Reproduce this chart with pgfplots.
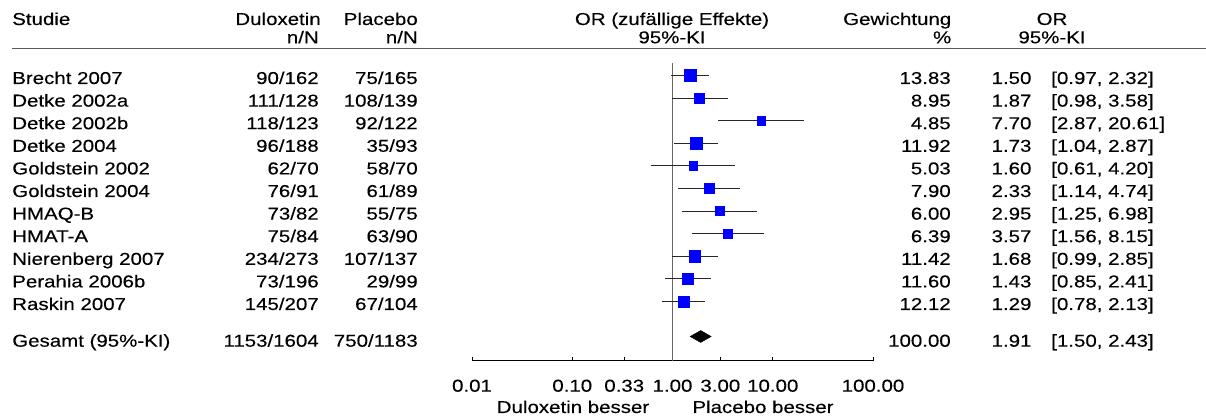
\documentclass[border=0pt]{standalone}
\usepackage{pgfplots}
\pgfplotsset{compat=1.18}
\usepackage{fontspec}
\setmainfont[FakeStretch=1.19, FakeBold=0.25]{Liberation Sans}
\newcommand{\ff}{\fontsize{12.9pt}{15pt}\selectfont}
\begin{document}
\ff
\begin{tikzpicture}
\useasboundingbox (0,0) rectangle (904.5pt,312pt);
\begin{axis}[at={(354pt,41.25pt)}, anchor=south west, scale only axis,
  width=300.75pt, height=223.5pt,
  xmode=log, log basis x=10, xmin=0.01, xmax=100, ymin=55, ymax=353,
  axis x line=bottom, axis y line=none, axis line style={-, line width=0.75pt, black},
  xtick={0.01,0.1,0.33,1,3,10,100},
  xticklabels={0.01,0.10,0.33,1.00,3.00,10.00,100.00},
  minor xtick={}, tick align=inside, major tick length=3pt,
  every tick/.style={black, line width=0.75pt},
  xticklabel style={anchor=base, yshift=-23pt, inner sep=0pt, font=\ff},
  clip=false]
% null line
\addplot[gray!80!black, line width=1pt] coordinates {(1,55) (1,353)};
% study squares (OR, y) with size from weight
\addplot[only marks, mark=square*, blue, mark options={draw=none, fill=blue}, mark size=4.57pt] coordinates {(1.50,340.5)};
\addplot[only marks, mark=square*, blue, mark options={draw=none, fill=blue}, mark size=3.76pt] coordinates {(1.87,317.9)};
\addplot[only marks, mark=square*, blue, mark options={draw=none, fill=blue}, mark size=3.09pt] coordinates {(7.70,295.3)};
\addplot[only marks, mark=square*, blue, mark options={draw=none, fill=blue}, mark size=4.25pt] coordinates {(1.73,272.7)};
\addplot[only marks, mark=square*, blue, mark options={draw=none, fill=blue}, mark size=3.12pt] coordinates {(1.60,250.1)};
\addplot[only marks, mark=square*, blue, mark options={draw=none, fill=blue}, mark size=3.59pt] coordinates {(2.33,227.5)};
\addplot[only marks, mark=square*, blue, mark options={draw=none, fill=blue}, mark size=3.28pt] coordinates {(2.95,204.9)};
\addplot[only marks, mark=square*, blue, mark options={draw=none, fill=blue}, mark size=3.34pt] coordinates {(3.57,182.3)};
\addplot[only marks, mark=square*, blue, mark options={draw=none, fill=blue}, mark size=4.17pt] coordinates {(1.68,159.7)};
\addplot[only marks, mark=square*, blue, mark options={draw=none, fill=blue}, mark size=4.20pt] coordinates {(1.43,137.1)};
\addplot[only marks, mark=square*, blue, mark options={draw=none, fill=blue}, mark size=4.29pt] coordinates {(1.29,114.5)};
% confidence intervals
\addplot[black!85, line width=0.8pt] coordinates {(0.97,340.5) (2.32,340.5)};
\addplot[black!85, line width=0.8pt] coordinates {(0.98,317.9) (3.58,317.9)};
\addplot[black!85, line width=0.8pt] coordinates {(2.87,295.3) (20.61,295.3)};
\addplot[black!85, line width=0.8pt] coordinates {(1.04,272.7) (2.87,272.7)};
\addplot[black!85, line width=0.8pt] coordinates {(0.61,250.1) (4.20,250.1)};
\addplot[black!85, line width=0.8pt] coordinates {(1.14,227.5) (4.74,227.5)};
\addplot[black!85, line width=0.8pt] coordinates {(1.25,204.9) (6.98,204.9)};
\addplot[black!85, line width=0.8pt] coordinates {(1.56,182.3) (8.15,182.3)};
\addplot[black!85, line width=0.8pt] coordinates {(0.99,159.7) (2.85,159.7)};
\addplot[black!85, line width=0.8pt] coordinates {(0.85,137.1) (2.41,137.1)};
\addplot[black!85, line width=0.8pt] coordinates {(0.78,114.5) (2.13,114.5)};
% pooled diamond
\addplot[fill=black, draw=black, line width=0.3pt] coordinates {(1.50,79.5) (1.91,85.5) (2.43,79.5) (1.91,73.5)} -- cycle;
\end{axis}
\begin{scope}[x=0.75pt, y=0.75pt, every node/.style={inner sep=0pt, font=\ff}]
% header
\node[anchor=base west] at (12,391) {Studie};
\node[anchor=base east] at (321,391) {Duloxetin};
\node[anchor=base east] at (319,372.7) {n/N};
\node[anchor=base east] at (418,391) {Placebo};
\node[anchor=base east] at (418,372.7) {n/N};
\node[anchor=base] at (672,391) {OR (zufällige Effekte)};
\node[anchor=base] at (672,372.7) {95\%-KI};
\node[anchor=base east] at (951.5,391) {Gewichtung};
\node[anchor=base east] at (951.5,372.7) {\%};
\node[anchor=base] at (1052,391) {OR};
\node[anchor=base] at (1052,372.7) {95\%-KI};
\draw[gray!70!black, line width=1pt] (12,367.7) -- (1206,367.7);
% rows
\foreach \n/\d/\p/\w/\o/\c [count=\i from 0] in {
 Brecht 2007/90\slash 162/75\slash 165/13.83/1.50/{[0.97, 2.32]},
 Detke 2002a/111\slash 128/108\slash 139/8.95/1.87/{[0.98, 3.58]},
 Detke 2002b/118\slash 123/92\slash 122/4.85/7.70/{[2.87, 20.61]},
 Detke 2004/96\slash 188/35\slash 93/11.92/1.73/{[1.04, 2.87]},
 Goldstein 2002/62\slash 70/58\slash 70/5.03/1.60/{[0.61, 4.20]},
 Goldstein 2004/76\slash 91/61\slash 89/7.90/2.33/{[1.14, 4.74]},
 HMAQ-B/73\slash 82/55\slash 75/6.00/2.95/{[1.25, 6.98]},
 HMAT-A/75\slash 84/63\slash 90/6.39/3.57/{[1.56, 8.15]},
 Nierenberg 2007/234\slash 273/107\slash 137/11.42/1.68/{[0.99, 2.85]},
 Perahia 2006b/73\slash 196/29\slash 99/11.60/1.43/{[0.85, 2.41]},
 Raskin 2007/145\slash 207/67\slash 104/12.12/1.29/{[0.78, 2.13]}}
{
 \pgfmathsetmacro{\yy}{332-22.6*\i}
 \node[anchor=base west] at (12,\yy) {\n};
 \node[anchor=base east] at (319,\yy) {\d};
 \node[anchor=base east] at (418,\yy) {\p};
 \node[anchor=base east] at (951,\yy) {\w};
 \node[anchor=base east] at (1031.7,\yy) {\o};
 \node[anchor=base west] at (1051,\yy) {\c};
}
\node[anchor=base west] at (12,69.3) {Gesamt (95\%-KI)};
\node[anchor=base east] at (319,69.3) {1153/1604};
\node[anchor=base east] at (418,69.3) {750/1183};
\node[anchor=base east] at (951,69.3) {100.00};
\node[anchor=base east] at (1031.7,69.3) {1.91};
\node[anchor=base west] at (1051,69.3) {[1.50, 2.43]};
% direction labels
\node[anchor=base] at (573,3) {Duloxetin besser};
\node[anchor=base] at (763,3) {Placebo besser};
\end{scope}
\end{tikzpicture}
\end{document}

------------------------------------

• **Requirements**
Which lines contain the word "with"? Copy each one.

• **Solution to this problem**
Reproduce this chart with pgfplots.
% study squares (OR, y) with size from weight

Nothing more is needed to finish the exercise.